4. The general standoffishness of people in a metro area. The DC area just isn't very friendly. I haven't met many Germans (and those I have I couldn't communicate with very well), but the Americans living here are very friendly. Perhaps because they were newcomers not that long ago, or because we're all in a foreign country

Hmm. Can't think of anything else at the moment. A bit unbalanced, but there you go. Maybe when we live here longer, I'll do this again. Pretty much everyone I've talked to who has lived here longer than a year likes or even loves living here. The few people I've talked to who have been here less than a year either hate it or still feel like they're getting settled.

We're still getting settled.

22 June 2005

5 Things I Miss

1. A garbage disposal. Germans do not use garbage disposals. They have a separate trash can for organic waste. It's picked up monthly and sent to a central composting facility. In the meantime, we have a garbage can of rotting food sitting outside our door in the heat of summer. Yum.

2. Central air. It was in the 90s yesterday. We bought a portable air conditioner for $600 to cool the upstairs. The kitchen (downstairs) was pretty hot, especially after cooking.

3. American TV. Yeah, yeah, how gauche to be a TV addict. But I am. German TV is...well, in German, which I don't know yet. We have a few of the free BBC channels, but British TV is just not the same (except when it is: BBC Three is running the American re-make of the originally British sit-com "The Office"). Thank goodness our friends sent us a DVD of the "Lost" finale. We're supposed to get an AFN (Armed Forces Network) decoder soon, so all is not lost on the TV front.

4. Talk radio. When you're playing with a toddler all day, talk radio gives some semblance of adult conversation (depending on what show you're listening to, of course) and a way to keep up on what's going on in the world--without a little one pulling away the newspaper or closing the laptop ("don't read.
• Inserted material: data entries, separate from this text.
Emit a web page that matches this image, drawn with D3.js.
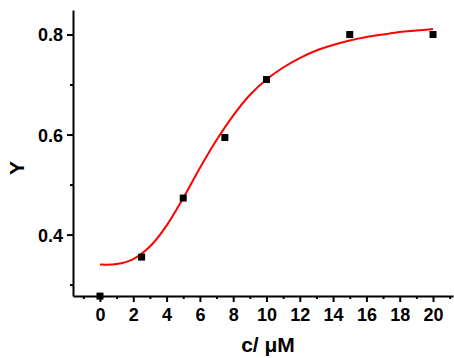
<!DOCTYPE html>
<html><head><meta charset="utf-8">
<script src="https://cdn.jsdelivr.net/npm/d3@7"></script>
<style>body{margin:0;background:#fff}svg{display:block}text{font-family:"Liberation Sans",Arial,sans-serif;font-weight:bold;fill:#000}</style>
</head><body>
<script>
const concX = [0, 2.5, 5, 7.5, 10, 15, 20];
const valY = [0.277, 0.355, 0.473, 0.594, 0.71, 0.80, 0.80];
const fitX = [0,1,2,3,4,5,6,7,8,9,10,11,12,13,14,15,16,17,18,19,20];
const fitY = [0.340,0.341,0.351,0.376,0.418,0.473,0.533,0.589,0.638,0.679,0.710,0.734,0.753,0.768,0.779,0.788,0.795,0.800,0.805,0.808,0.811];
const xTicks = [0,2,4,6,8,10,12,14,16,18,20];
const xMinor = [-1,1,3,5,7,9,11,13,15,17,19,21];
const yTicks = [0.4,0.6,0.8];
const yMinor = [0.3,0.5,0.7];

const W=454,H=358;
const svg=d3.select("body").append("svg").attr("width",W).attr("height",H);
const x=d3.scaleLinear().domain([-1.62,21.2]).range([73,453]);
const y=d3.scaleLinear().domain([0.2772,0.849]).range([296,10]);

const xAx=svg.append("g").attr("transform","translate(0,296)")
  .call(d3.axisBottom(x).tickValues(xTicks).tickSize(6).tickSizeOuter(0).tickFormat(d3.format("d")));
svg.append("g").attr("transform","translate(0,296)")
  .call(d3.axisBottom(x).tickValues(xMinor).tickSize(3).tickSizeOuter(0).tickFormat(""))
  .select(".domain").remove();
const yAx=svg.append("g").attr("transform","translate(73,0)")
  .call(d3.axisLeft(y).tickValues(yTicks).tickSize(6).tickSizeOuter(0).tickFormat(d3.format(".1f")));
svg.append("g").attr("transform","translate(73,0)")
  .call(d3.axisLeft(y).tickValues(yMinor).tickSize(3).tickSizeOuter(0).tickFormat(""))
  .select(".domain").remove();
svg.selectAll(".domain").attr("stroke","#000").attr("stroke-width",2);
svg.selectAll(".tick line").attr("stroke","#000").attr("stroke-width",2);
xAx.selectAll(".tick text").attr("font-size",18).attr("dy",0).attr("y",25);
yAx.selectAll(".tick text").attr("font-size",18).attr("x",-10).attr("dy","0.36em");

const line=d3.line().x((d,i)=>x(fitX[i])).y(d=>y(d)).curve(d3.curveCatmullRom);
svg.append("path").datum(fitY).attr("d",line).attr("fill","none").attr("stroke","#ff0000").attr("stroke-width",2);

svg.selectAll("rect.pt").data(valY).enter().append("rect").attr("class","pt")
  .attr("x",(d,i)=>x(concX[i])-3.5).attr("y",d=>y(d)-3.5).attr("width",7).attr("height",7).attr("fill","#000");

svg.append("text").attr("x",268).attr("y",352).attr("text-anchor","middle").attr("font-size",21).text("c/ μM");
svg.append("text").attr("transform","translate(24,168) rotate(-90)").attr("text-anchor","middle").attr("font-size",21).text("Y");
</script>
</body></html>
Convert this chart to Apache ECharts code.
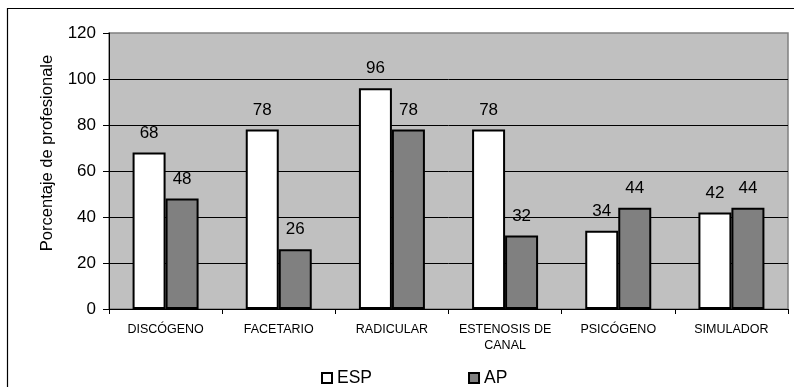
<!DOCTYPE html>
<html>
<head>
<meta charset="utf-8">
<script src="https://cdn.jsdelivr.net/npm/echarts@6/dist/echarts.min.js"></script>
<style>
  html, body { margin: 0; padding: 0; background: #fff; }
  #chart { width: 794px; height: 387px; }
</style>
</head>
<body>
<div id="chart"></div>
<script>
// Diagnoses and percentage of professionals per group
const categories = ['DISCÓGENO', 'FACETARIO', 'RADICULAR', 'ESTENOSIS DE\nCANAL', 'PSICÓGENO', 'SIMULADOR'];
const espValues = [68, 78, 96, 78, 34, 42];
const apValues = [48, 26, 78, 32, 44, 44];
const yTicks = { min: 0, max: 120, interval: 20 };
const yAxisTitle = 'Porcentaje de profesionales';

const FONT = "'Liberation Sans', Arial, sans-serif";
const chart = echarts.init(document.getElementById('chart'), null, { renderer: 'canvas' });

const barLabel = {
  show: true,
  position: 'top',
  distance: 11,
  color: '#000',
  fontFamily: FONT,
  fontSize: 17
};

chart.setOption({
  animation: false,
  backgroundColor: '#fff',
  textStyle: { fontFamily: FONT },
  grid: {
    left: 109, right: 6, top: 33, bottom: 78,
    show: true,
    backgroundColor: '#c0c0c0',
    borderColor: '#808080',
    borderWidth: 1.5
  },
  graphic: [
    {
      // outer frame (only its top and left edges fall inside the canvas)
      type: 'rect',
      shape: { x: 7.5, y: 8.5, width: 900, height: 500 },
      style: { fill: 'none', stroke: '#000', lineWidth: 1.2 },
      silent: true, z: 100
    },
    {
      type: 'text',
      x: 47, y: 153,
      rotation: Math.PI / 2,
      style: {
        text: yAxisTitle,
        fill: '#000',
        font: '16.5px ' + FONT,
        align: 'center',
        verticalAlign: 'middle',
        width: 198,
        overflow: 'truncate',
        ellipsis: ''
      },
      silent: true
    }
  ],
  legend: {
    left: 316, top: 364,
    itemWidth: 10, itemHeight: 10,
    itemGap: 96,
    icon: 'rect',
    textStyle: { color: '#000', fontFamily: FONT, fontSize: 17.5, lineHeight: 18, padding: [0, 0, 0, 0] },
    data: ['ESP', 'AP']
  },
  xAxis: {
    type: 'category',
    data: categories,
    axisLine: { show: true, lineStyle: { color: '#000', width: 1 } },
    axisTick: { show: true, length: 5, lineStyle: { color: '#000' } },
    axisLabel: {
      color: '#000', fontFamily: FONT, fontSize: 12.5, lineHeight: 16.5,
      margin: 12, interval: 0
    },
    splitLine: { show: false }
  },
  yAxis: {
    type: 'value',
    min: yTicks.min, max: yTicks.max, interval: yTicks.interval,
    axisLine: { show: true, lineStyle: { color: '#000', width: 1 } },
    axisTick: { show: true, length: 6, lineStyle: { color: '#000' } },
    axisLabel: { color: '#000', fontFamily: FONT, fontSize: 17, margin: 13 },
    splitLine: { show: true, showMinLine: false, showMaxLine: false, lineStyle: { color: '#000', width: 1 } }
  },
  series: [
    {
      name: 'ESP',
      type: 'bar',
      data: espValues,
      barWidth: 33,
      barGap: '0%',
      itemStyle: { color: '#ffffff', borderColor: '#000', borderWidth: 2 },
      label: barLabel
    },
    {
      name: 'AP',
      type: 'bar',
      data: apValues,
      barWidth: 33,
      barGap: '0%',
      itemStyle: { color: '#808080', borderColor: '#000', borderWidth: 2 },
      label: barLabel
    }
  ]
});
</script>
</body>
</html>
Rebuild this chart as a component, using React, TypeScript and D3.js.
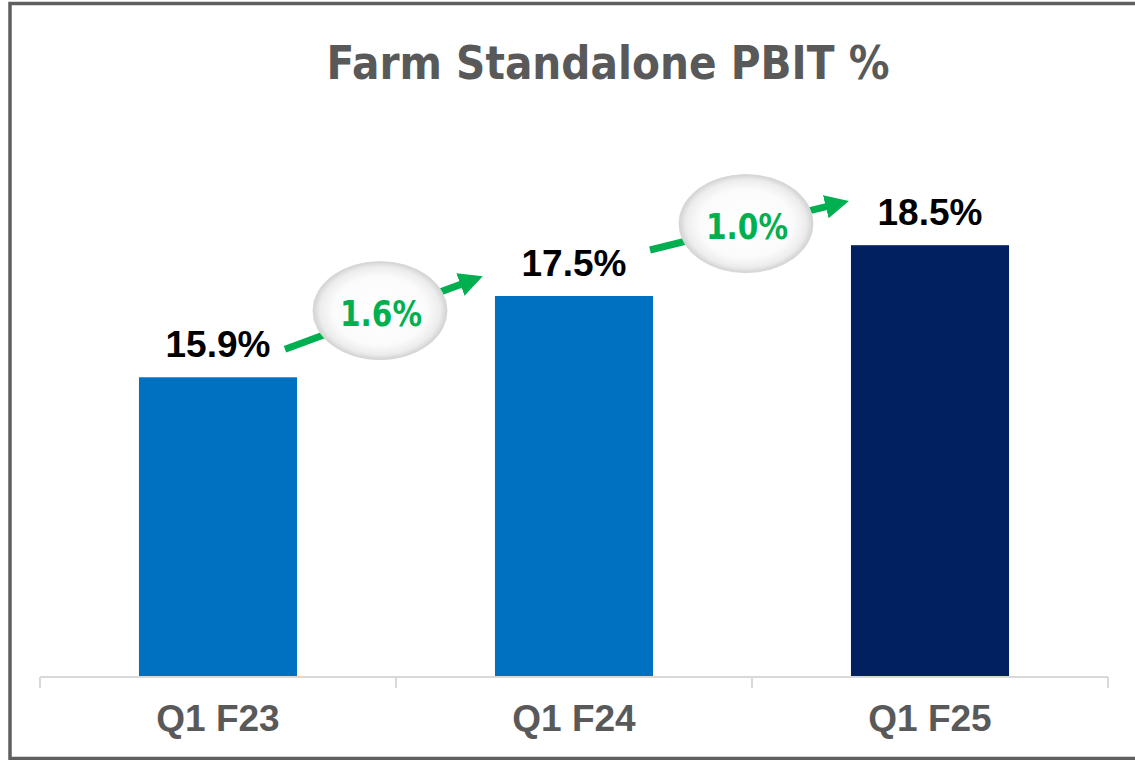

Play with me!").

5. Window screens. There just aren't any. And so we have mosquitoes, flies, and assorted moths flying in at will.

Tune in next time for things I don't miss...


Monday was our 13th wedding anniversary. We didn't do much to celebrate--Jon got me a gift and card, and I ordered a gift from Amazon that will be here in mid-July. I forgot that shipping to Germany--even with an APO address--would take longer. Silly thing to forget, but I've been even more disorganized than usual since we got here.

We've been living here in southern Germany for a little over a month, so we don't exactly have babysitters at the ready to take care of our almost-3-year-old if we want to go out. So dinner at home, then spend 2 hours trying to get our daughter to go to sleep. Collapse into bed at 10:30 or so. Then start talking, trying not to stay up too late and yet still connect as husband and wife rather than as Mama and Papa.

Anyway, I decided to try out this blogging thing as a way to keep in better contact with those of you we left in the States. And to keep my writerly muscle exercised, because I have not written as regularly as I would like to since Katrina was born and I became primarily a stay-at-home mom.

So, welcome to a new beginning--of this blog and of our life in Germany. I hope you like it here.